The album was launched on Spotify and SoundCloud. To date the album has garnered more than 350,000 streams online.

===Pablo the Drug Mule Dog===
Mother worked with the COI's drugs awareness brief resulting in Mother re-branding the National Drugs Helpline as "FRANK". The FRANK campaign also included the creation of Pablo the Drug Mule Dog voiced by David Mitchell of ‘Mitchell and Webb’. The campaign won the Best of Show award at the IPA Best of Health Awards 2009.

===Pimm's O'Clock===
Mother created the "Pimm’s O’Clock" series of adverts featuring Harry Fitzgibbon Simms, ambassador for Pimm's. Harry’s character is played by Alexander Armstrong from the popular comedy duo Armstrong and Miller.

===Orange Gold Spots===
Mother London worked on the Orange Gold spot campaign from 2003 to 2009. Amongst many notable film stars, the campaign featured Snoop Dogg, Patrick Swayze, Verne Troyer, Rob Lowe, Rob Schneider, and Anjelica Huston.

===Stella Artois===
Mother has been the creative agency for Stella Artois since 2008, working on the main line as well as Stella Artois 4%, Stella Artois Black, and Stella Artois Cidre. The work for the brand, set in the 1960s French Riviera, has won numerous awards both creatively and strategically. In 2011, Stella Artois was chosen as Advertiser of the Year by Campaign magazine.

===DEVO===
In 2010, the 1980s new-wave group DEVO and Warner Bros. Records hired Mother to help rebrand and develop content for the band for their first new album in 20 years, Something For Everybody.
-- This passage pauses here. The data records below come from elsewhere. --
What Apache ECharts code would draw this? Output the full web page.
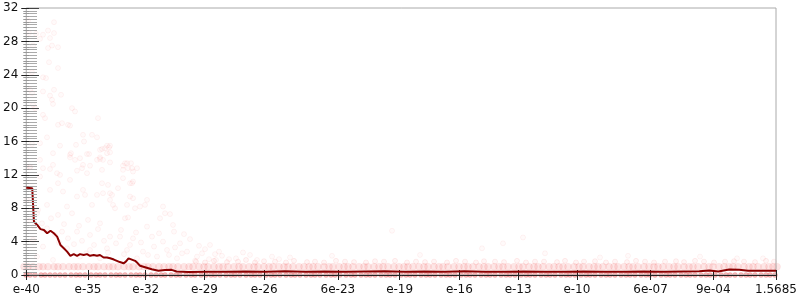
<!DOCTYPE html>
<html><head><meta charset="utf-8">
<script src="https://cdn.jsdelivr.net/npm/echarts@6/dist/echarts.min.js"></script>
<style>html,body{margin:0;padding:0;background:#fff}.c{position:absolute;left:0;top:0;width:800px;height:300px}</style>
</head><body><div id="pts" class="c"></div><div id="main" class="c"></div><div id="right" class="c"></div>
<script>
// x axis: rank positions of tick labels and their text
const xTicks = [0, 62, 120, 179, 239, 313, 375, 435, 494, 553, 627, 690, 753];
const xTickLabels = ['e-40','e-35','e-32','e-29','e-26','6e-23','e-19','e-16','e-13','e-10','6e-07','9e-04','1.5685'];

// running mean line [rank, value]
const lineData = [[0,10.45],[6,10.4],[7.7,6.4],[11,6.0],[14.3,5.5],[17.7,5.4],[21,5.0],[24.3,5.3],[27.7,5.0],[31,4.6],[34.3,3.6],[37.7,3.2],[41,2.8],[44.3,2.3],[47.7,2.5],[51,2.3],[54,2.5],[57.7,2.4],[61,2.5],[64,2.3],[67.7,2.4],[71,2.3],[74,2.4],[77.7,2.1],[81,2.1],[84.3,2.0],[88,1.85],[91,1.7],[94,1.55],[97.7,1.4],[100,1.6],[102.7,2.0],[106,1.85],[109.3,1.7],[112,1.4],[114.3,1.1],[119.3,0.92],[126,0.68],[132.7,0.52],[139.3,0.6],[146,0.62],[151,0.42],[163,0.35],[180,0.4],[200,0.38],[220,0.42],[240,0.4],[260,0.45],[280,0.4],[300,0.42],[320,0.38],[340,0.42],[360,0.45],[380,0.4],[400,0.42],[420,0.4],[440,0.44],[460,0.4],[480,0.38],[500,0.42],[520,0.4],[540,0.38],[560,0.42],[580,0.4],[600,0.4],[620,0.42],[640,0.38],[660,0.42],[676,0.45],[686,0.55],[695,0.42],[706,0.65],[716,0.62],[725,0.5],[740,0.52],[753,0.5]];

// individual observations [rank, value]
const cloudPoints = [[4,30.5],[30,30.3],[5,29],[12,28.9],[19,28.8],[24,29.3],[30,29],[16,28.3],[26,28.4],[9,27.5],[24,27.2],[28,27.5],[34,27.3],[25,25.5],[34,24.8],[8,24.3],[19,23.7],[22,23.6],[6,22.2],[8,21.8],[19,22],[30,22.2],[26,21.5],[37,21.6],[28,21],[29,20.5],[9,20.4],[11,20],[19,19.2],[21,18.8],[48,20],[51,19.6],[74,18.8],[38,18.2],[34,18],[44,18],[46,17.9],[59,16.8],[68,16.8],[73,16.5],[60,16],[23,16.5],[16,15.8],[8,15.7],[36,15.5],[52,15.6],[83,15.5],[86,15.5],[47,14.6],[56,14],[76,15],[65,14.5],[76,13.9],[86,13.5],[73,13.8],[16,13.8],[29,13.2],[46,14.1],[51,13.8],[59,13.2],[66,13.1],[99,13.1],[103,13.4],[108,12.8],[113,12.8],[6,12.9],[26,12.7],[33,12.2],[53,12.5],[63,12.2],[78,15.1],[81,15.2],[85,15.3],[83,14.6],[79,13.8],[101,13.4],[107,13.4],[78,12.6],[99,12.6],[104,12.8],[109,12.4],[99,11.6],[106,11],[109,11.2],[84,10.8],[94,10.4],[79,9.8],[88,9.6],[106,9.4],[109,9.2],[123,9],[86,9],[89,8.4],[103,8.4],[116,8.2],[121,8.4],[111,8],[141,7.4],[146,7.3],[101,6.8],[104,6.9],[136,6.8],
[29,14.6],[46,14.4],[63,14.5],[76,14.1],[86,14.7],[6,13],[19,12.8],[58,12.8],[16,11.8],[36,12],[46,11.4],[34,11],[59,10.2],[78,11],[108,11],[26,10.2],[39,10],[3,9],[53,9.4],[73,9.6],[86,9.8],[61,9.6],[23,8.4],[43,8.2],[68,8.4],[91,8],[139,8.2],[13,7.4],[34,7.2],[48,7.4],[64,6.6],[76,6.2],[123,5.8],[149,6],[23,5.6],[38,5.2],[53,5.2],[66,4.8],[86,4.6],[96,4.6],[109,4.4],[128,4.6],[139,4],[156,3.8],[9,4.2],[19,3.4],[43,3.2],[66,3],[83,3.2],[103,3],[119,2.8],[143,3],[163,2.8],[13,2.2],[56,2.2],[76,2],[113,2],[133,2.2],[153,2],[173,2.2],[29,1.8],
[5,6.5],[10,5.8],[14,7.8],[18,6.2],[27,6.8],[31,4.8],[35,3.9],[40,6.1],[44,4.4],[50,3.7],[55,5.9],[58,4.1],[62,2.6],[70,3.6],[74,5.5],[80,4.1],[84,2.7],[92,3.8],[97,5.4],[100,2.5],[106,3.6],[112,5.1],[117,3.9],[124,2.4],[130,3.4],[135,5.0],[145,2.4],[151,3.3],[158,2.6],[166,4.3],[171,1.7],[178,2.6],[186,3.6],[192,1.8],[198,2.3],[205,1.9],[226,2.4],[233,1.8],[248,2.2],[255,1.9],
[368,5.3],[308,2.3],[458,3.2],[212,2],[479,3.8],[499,4.5],[604,2.3],[713,2],[739,2],[219,2.7],[521,2.6],[396,2.4],[576,2.1],[676,2.2],[266,2.1],[191,2.5],[181,3.1],[160,4.9],[175,3.5],[150,5.2],[185,1.9],[195,2.8]];

const midPoints = [[172,1.6],[181,1.5],[190,1.7],[203,1.55],[214,1.6],[222,1.8],[231,1.5],[240,1.65],[251,1.6],[262,1.5],[270,1.7],[283,1.55],[291,1.6],[300,1.5],[312,1.7],[321,1.6],[330,1.55],[342,1.5],[351,1.65],[360,1.6],[371,1.7],[383,1.5],[392,1.6],[401,1.55],[410,1.6],[423,1.5],[432,1.7],[441,1.6],[452,1.5],[460,1.65],[471,1.6],[480,1.55],[493,1.7],[502,1.5],[511,1.6],[520,1.6],[533,1.55],[541,1.7],[552,1.5],[560,1.6],[571,1.65],[582,1.5],[591,1.6],[603,1.55],[612,1.7],[621,1.6],[630,1.5],[641,1.6],[652,1.65],[660,1.55],[671,1.7],[680,1.6],[690,1.5],[701,1.6],[710,1.65],[720,1.6],[731,1.55],[742,1.7],[750,1.6]];

// ranks of observations equal to 1 and to 0
const oneRanks = [0,4,9,15,19,24,30,34,39,45,50,54,59,65,70,74,80,85,89,94,100,105,109,115,120,124,129,135,140,145,149,154,160,165,169,175,180,184,190,195,199,204,210,215,219,225,230,234,240,245,249,255,260,264,269,275,280,285,289,294,300,305,309,315,320,324,329,335,340,344,350,355,359,364,370,375,380,384,389,395,400,404,410,415,419,424,430,435,440,444,449,455,460,464,470,475,479,484,490,495,499,505,510,514,519,525,530,535,539,544,550,555,559,565,570,574,579,585,590,594,600,605,609,614,620,625,630,634,639,645,650,654,660,665,669,674,680,685,689,695,700,705,709,714,720,725,729,734,740,745,749,753];
const zeroRanks = [2,6,11,17,21,26,31,36,41,47,52,56,61,67,72,76,81,87,92,96,101,107,112,116,121,127,132,137,141,147,152,156,162,167,171,177,182,187,191,196,202,207,211,216,222,227,231,236,242,247,251,256,262,267,271,276,282,287,291,296,302,307,311,316,322,327,331,337,342,346,351,357,362,366,371,377,382,386,391,397,402,406,411,417,422,426,431,437,442,446,451,457,462,466,471,477,482,486,491,497,502,506,511,517,522,526,531,537,542,546,551,557,562,566,571,577,582,586,591,597,602,606,611,617,622,626,631,637,642,646,651,657,662,666,671,677,682,686,691,697,702,706,711,717,722,726,731,737,742,746,751];

const FONT = 'DejaVu Sans';
const GRID = {left:24, right:23, top:8, bottom:25};
const labelFor = v => { const i = xTicks.indexOf(Math.round(v)); return i >= 0 ? xTickLabels[i] : ''; };

// layer 1: observation points (axes hidden, same scales)
echarts.init(document.getElementById('pts')).setOption({
  animation:false, backgroundColor:'#ffffff',
  grid:Object.assign({}, GRID),
  xAxis:{type:'value', min:0, max:753, show:false},
  yAxis:{type:'value', min:0, max:32, interval:4, show:false},
  series:[
    {type:'scatter', data:cloudPoints, symbolSize:5, silent:true,
     itemStyle:{color:'rgba(255,0,0,0.025)', borderColor:'rgba(235,0,0,0.06)', borderWidth:1}},
    {type:'scatter', data:midPoints, symbolSize:5, silent:true,
     itemStyle:{color:'rgba(255,0,0,0.05)', borderColor:'rgba(235,0,0,0.09)', borderWidth:1}},
    {type:'scatter', data:oneRanks.map(r => [r, 1]), symbolSize:7, silent:true,
     itemStyle:{color:'rgba(240,40,40,0.15)', borderColor:'rgba(230,0,0,0.05)', borderWidth:1}},
    {type:'scatter', data:zeroRanks.map(r => [r, 0]), symbolSize:5, silent:true,
     itemStyle:{color:'rgba(225,20,20,0.38)', borderColor:'rgba(200,0,0,0.15)', borderWidth:1}}
  ]
});

// layer 2: frame, bottom axis, left axis and the mean line (one y axis only)
echarts.init(document.getElementById('main')).setOption({
  animation:false, backgroundColor:'transparent',
  grid:Object.assign({show:true, borderColor:'#aaaaaa', borderWidth:1, backgroundColor:'transparent'}, GRID),
  xAxis:{type:'value', min:0, max:753, position:'bottom', offset:-5, splitLine:{show:false}, axisLine:{show:false},
     axisTick:{show:true, inside:false, length:10, customValues:xTicks, lineStyle:{color:'#222'}},
     axisLabel:{show:true, customValues:xTicks, formatter:labelFor, margin:14, color:'#111', fontFamily:FONT, fontSize:12}},
  yAxis:{type:'value', min:0, max:32, interval:4, position:'left', offset:-5, splitLine:{show:false}, axisLine:{show:false},
      axisTick:{show:true, inside:false, length:10, lineStyle:{color:'#222'}},
      minorTick:{show:true, splitNumber:12, length:8, lineStyle:{color:'#999'}},
      axisLabel:{margin:13, color:'#111', fontFamily:FONT, fontSize:12}},
  series:[
    {type:'line', data:lineData, showSymbol:false, symbol:'none', silent:true,
     lineStyle:{color:'#8b0000', width:2}, z:5,
     markLine:{silent:true, symbol:'none', label:{show:false}, animation:false,
       lineStyle:{color:'#222', width:1, type:'solid'}, data:[{yAxis:0}]}}
  ]
});

// layer 3: right-hand mirror axis
echarts.init(document.getElementById('right')).setOption({
  animation:false, backgroundColor:'transparent',
  grid:Object.assign({}, GRID),
  xAxis:{type:'value', min:0, max:753, show:false},
  yAxis:{type:'value', min:0, max:32, interval:4, position:'right', offset:-5, splitLine:{show:false}, axisLine:{show:false}, axisLabel:{show:false},
      axisTick:{show:true, inside:false, length:10, lineStyle:{color:'#444'}},
      minorTick:{show:true, splitNumber:12, length:8, lineStyle:{color:'#aaa'}}},
  series:[]
});
</script></body></html>
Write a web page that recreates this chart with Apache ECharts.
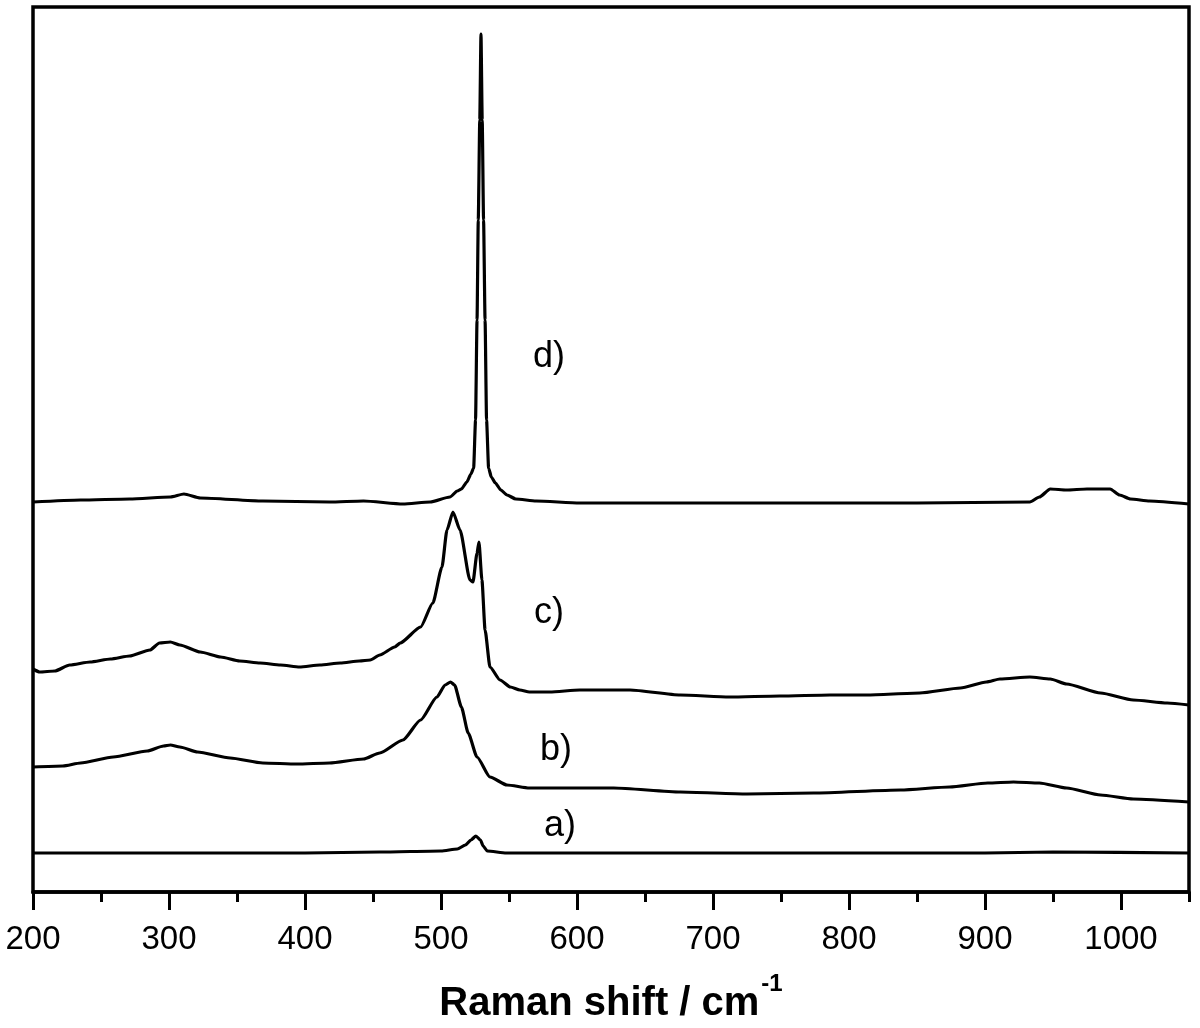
<!DOCTYPE html>
<html>
<head>
<meta charset="utf-8">
<script src="https://cdn.jsdelivr.net/npm/echarts@6/dist/echarts.min.js"></script>
<style>html,body{margin:0;padding:0;background:#fff;}#chart{width:1200px;height:1028px;}</style>
</head>
<body>
<div id="chart"></div>
<script>
// Raman shift (cm-1) vs intensity (arbitrary units, curves offset)
const specA = [[200,39],[300,39],[400,39],[455,40],[500,41],[512,43],[518,47],[522,52],[525.7,56],[529,52],[531,46],[534,41],[548,39],[600,39],[700,39],[800,39],[900,39],[950,40],[1050,39]];

const specB = [[200,125],[222,126],[235,129],[259,135],[284,141],[296,146],[301,147],[308,145],[321,140],[345,134],[369,129],[394,128],[418,129],[443,133],[455,139],[472,152],[485,172],[497,195],[503,207],[507,210],[510,207],[515,185],[520,159],[526.5,135],[536,115],[548.5,107],[565,104],[600,104],[627,104],[676,100],[725,98],[774,99],[838,102],[874,105],[902,109],[921,110],[940,109],[960,104],[985,97],[1009,93],[1050,90]];

const specC = [[200,223],[205,220],[216,221],[227,227],[242,230],[257,233],[271,236],[286,242],[293,249],[301,250],[308,247],[323,240],[338,235],[352,231],[367,229],[382,227],[396,225],[411,227],[426,229],[440,231],[448,232],[455,237],[466,245],[470,249],[485,265],[494,289],[500.7,325],[504.4,362],[508.8,380],[514,362],[521.3,312],[523.5,310],[526.5,339],[527.9,350],[530.1,312],[532.4,262],[536,225],[543.4,212],[551,205],[558,202],[565,200],[580,200],[602,202],[639,202],[676,197],[712,195],[749,196],[786,197],[813,197],[852,199],[882,204],[901,210],[911,213],[933,215],[948,213],[960,208],[985,199],[1009,192],[1034,189],[1050,187]];

const specD = [[200,390],[235,392],[271,393],[301,395],[311,398],[323,394],[369,391],[418,390],[443,391],[472,388],[492,390],[506.6,395],[512,401],[515,403],[519,410],[522,418],[524,424],[525.4,472],[526.5,572],[527.4,672],[528.5,772],[529.4,858],[530.3,772],[531.3,672],[532.4,572],[533.5,472],[535,424],[537,415],[540,409],[544,402],[548.5,397],[555,393],[570,391],[602,389],[700,389],[764,389],[850,389],[933,390],[940,395],[948,403],[960,402],[975,403],[992,403],[999,397],[1007,393],[1021,391],[1050,388]];

const seriesNames = ['a)','b)','c)','d)'];
const labelPos = [[587.5,66],[584.6,142],[579.4,279],[579.4,535]];

const majorTicks = [200,300,400,500,600,700,800,900,1000];
const minorTicks = [250,350,450,550,650,750,850,950,1050];

const FONT = '"Liberation Sans", Arial, Helvetica, sans-serif';
const specs = [specA, specB, specC, specD];

const chart = echarts.init(document.getElementById('chart'), null, {renderer:'canvas'});
const option = {
  animation: false,
  backgroundColor: '#fff',
  grid: {left: 33, right: 11, top: 7, bottom: 136, show: true, borderColor: '#000', borderWidth: 3.5,
    containLabel: false, outerBoundsMode: 'none'},
  xAxis: [{
    type: 'value', min: 200, max: 1050, interval: 100, position: 'bottom',
    axisLine: {show: true, lineStyle: {color: '#000', width: 3.5}},
    axisTick: {show: true, inside: false, length: 18, customValues: majorTicks, lineStyle: {color: '#000', width: 3}},
    axisLabel: {show: true, customValues: majorTicks, margin: 31, fontSize: 33, color: '#000', fontFamily: FONT,
      formatter: v => String(v)},
    splitLine: {show: false},
    name: '{t|Raman shift / cm}{s|-1}',
    nameLocation: 'middle', nameGap: 80,
    nameTextStyle: {
      rich: {
        t: {fontSize: 40, fontWeight: 'bold', fontFamily: FONT, color: '#000', lineHeight: 52, verticalAlign: 'bottom'},
        s: {fontSize: 24, fontWeight: 'bold', fontFamily: FONT, color: '#000', lineHeight: 24, verticalAlign: 'top', padding: [0,0,0,2]}
      }
    }
  }, {
    type: 'value', min: 200, max: 1050, interval: 50, position: 'bottom',
    axisLine: {show: false},
    axisTick: {show: true, inside: false, length: 10, customValues: minorTicks, lineStyle: {color: '#000', width: 3}},
    axisLabel: {show: false},
    splitLine: {show: false}
  }],
  yAxis: {
    type: 'value', min: 0, max: 885,
    axisLine: {show: false}, axisTick: {show: false}, axisLabel: {show: false}, splitLine: {show: false}
  },
  series: specs.map((d, i) => ({
    type: 'line', name: seriesNames[i], data: d, xAxisIndex: 0,
    showSymbol: false, symbol: 'none', smooth: 0.2, smoothMonotone: 'x',
    lineStyle: {color: '#000', width: 3.2},
    markPoint: {
      symbol: 'circle', symbolSize: 1, itemStyle: {color: 'rgba(0,0,0,0)'},
      label: {show: true, position: 'inside', formatter: seriesNames[i], fontSize: 36, color: '#000', fontFamily: FONT},
      data: [{coord: labelPos[i]}]
    }
  }))
};
chart.setOption(option);
</script>
</body>
</html>
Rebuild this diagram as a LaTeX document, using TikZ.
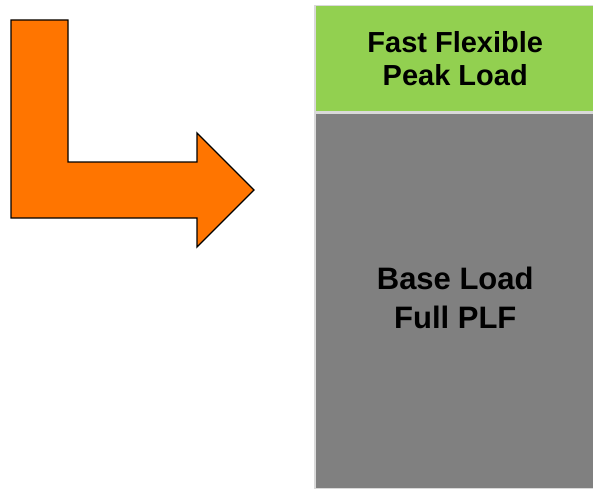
\documentclass[tikz,border=0pt]{standalone}
\usepackage{fontspec}
\setmainfont{Liberation Sans}
\definecolor{turnorange}{RGB}{255,117,0}
\definecolor{peakgreen}{RGB}{146,208,80}
\definecolor{basegray}{RGB}{128,128,128}
\definecolor{framegray}{RGB}{217,217,217}
\usepackage{tikz}
\usetikzlibrary{positioning}

\begin{document}
\begin{tikzpicture}[
      x=1pt, y=-1pt,
      panel/.style={draw=framegray, line width=1.5pt, anchor=north west, minimum width=281pt, inner sep=0pt, align=center, font=\bfseries\fontsize{29}{33}\selectfont},
      turnarrow/.style={draw=black, line width=1.3pt, fill=turnorange, line join=miter}
    ]
      \useasboundingbox (0,0) rectangle (593,489);

      % Bent arrow
      \draw[turnarrow] (11,20) -- (68,20) -- (68,162) -- (197,162) -- (197,133)
        -- (254,190) -- (197,247) -- (197,218) -- (11,218) -- cycle;

      % Load blocks
      \node[panel, fill=peakgreen, minimum height=106pt] (peak) at (314,5) {Fast Flexible\\Peak Load};
      \node[panel, fill=basegray, minimum height=375pt, font=\bfseries\fontsize{31}{39}\selectfont, text depth=5pt, below=0pt of peak.south west, anchor=north west] (base) {Base Load\\Full PLF};
    \end{tikzpicture}
\end{document}
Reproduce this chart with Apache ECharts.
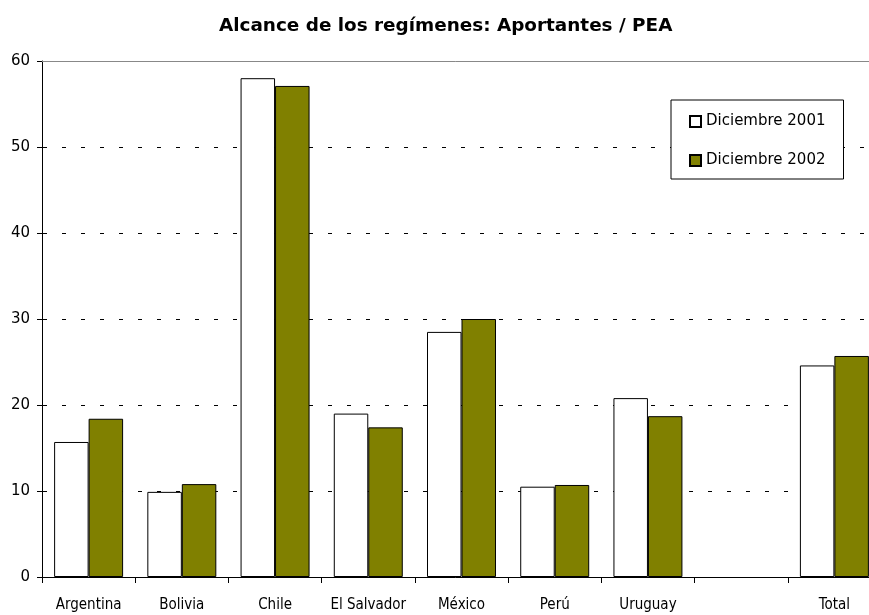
<!DOCTYPE html>
<html>
<head>
<meta charset="utf-8">
<script src="https://cdn.jsdelivr.net/npm/echarts@6/dist/echarts.min.js"></script>
<style>
  html, body { margin: 0; padding: 0; background: #fff; }
  #main { width: 869px; height: 615px; }
</style>
</head>
<body>
<div id="main"></div>
<script>
// datos del gráfico
var categories = ["Argentina", "Bolivia", "Chile", "El Salvador", "México", "Perú", "Uruguay", "", "Total"];
var dic2001 = [15.7, 9.9, 58.0, 19.0, 28.5, 10.5, 20.8, null, 24.6];
var dic2002 = [18.4, 10.8, 57.1, 17.4, 30.0, 10.7, 18.7, null, 25.7];
var seriesNames = ["Diciembre 2001", "Diciembre 2002"];

var myChart = echarts.init(document.getElementById("main"));

var option = {
  animation: false,
  backgroundColor: "#fff",
  title: {
    text: "Alcance de los regímenes: Aportantes / PEA",
    left: 214,
    top: 12,
    textStyle: { fontFamily: "DejaVu Sans", fontWeight: "bold", fontSize: 18.4, color: "#000" }
  },
  legend: {
    orient: "vertical",
    left: 671,
    top: 100,
    width: 173,
    padding: [14, 18, 11, 18],
    itemGap: 24,
    itemWidth: 11,
    itemHeight: 11,
    icon: "rect",
    borderColor: "#000",
    borderWidth: 1,
    backgroundColor: "#fff",
    textStyle: { fontFamily: "DejaVu Sans", fontSize: 15, color: "#000" },
    data: seriesNames
  },
  // el área del gráfico sigue más allá del borde derecho (como en el original)
  grid: { left: 42, top: 61, width: 839, height: 516, outerBoundsMode: "none" },
  xAxis: [
    {
      type: "category",
      data: categories,
      axisLine: { lineStyle: { color: "#000", width: 1 } },
      axisTick: { show: true, length: 6, lineStyle: { color: "#000" } },
      axisLabel: {
        interval: 0,
        margin: 21,
        fontFamily: "DejaVu Sans Condensed",
        fontSize: 15,
        color: "#000"
      },
      splitLine: { show: false }
    },
    {
      type: "category",
      data: categories,
      position: "top",
      axisLine: { show: true, lineStyle: { color: "#888", width: 1 } },
      axisTick: { show: false },
      axisLabel: { show: false }
    }
  ],
  yAxis: {
    type: "value",
    min: 0,
    max: 60,
    interval: 10,
    axisLine: { show: true, lineStyle: { color: "#000", width: 1 } },
    axisTick: { show: true, length: 5, lineStyle: { color: "#000" } },
    axisLabel: { margin: 12, fontFamily: "DejaVu Sans", fontSize: 15, color: "#000" },
    splitLine: {
      show: true,
      lineStyle: { color: "#000", width: 1, type: [4, 15], dashOffset: 18 }
    }
  },
  series: [
    {
      name: seriesNames[0],
      type: "bar",
      xAxisIndex: 0,
      data: dic2001,
      barGap: "0%",
      barCategoryGap: "26%",
      itemStyle: { color: "#fff", borderColor: "#000", borderWidth: 1 }
    },
    {
      name: seriesNames[1],
      type: "bar",
      xAxisIndex: 0,
      data: dic2002,
      barGap: "0%",
      barCategoryGap: "26%",
      itemStyle: { color: "#808000", borderColor: "#000", borderWidth: 1 }
    }
  ]
};

myChart.setOption(option);
</script>
</body>
</html>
The campaign revolved around a series of videos and microsites touting the band's desire to create the most commercially viable product through focus group testing, online voting, and even opening a fictional new office called Mother LA in Los Angeles. The campaign culminated in a live streamed listening party, during which the record was played for a room full of cats.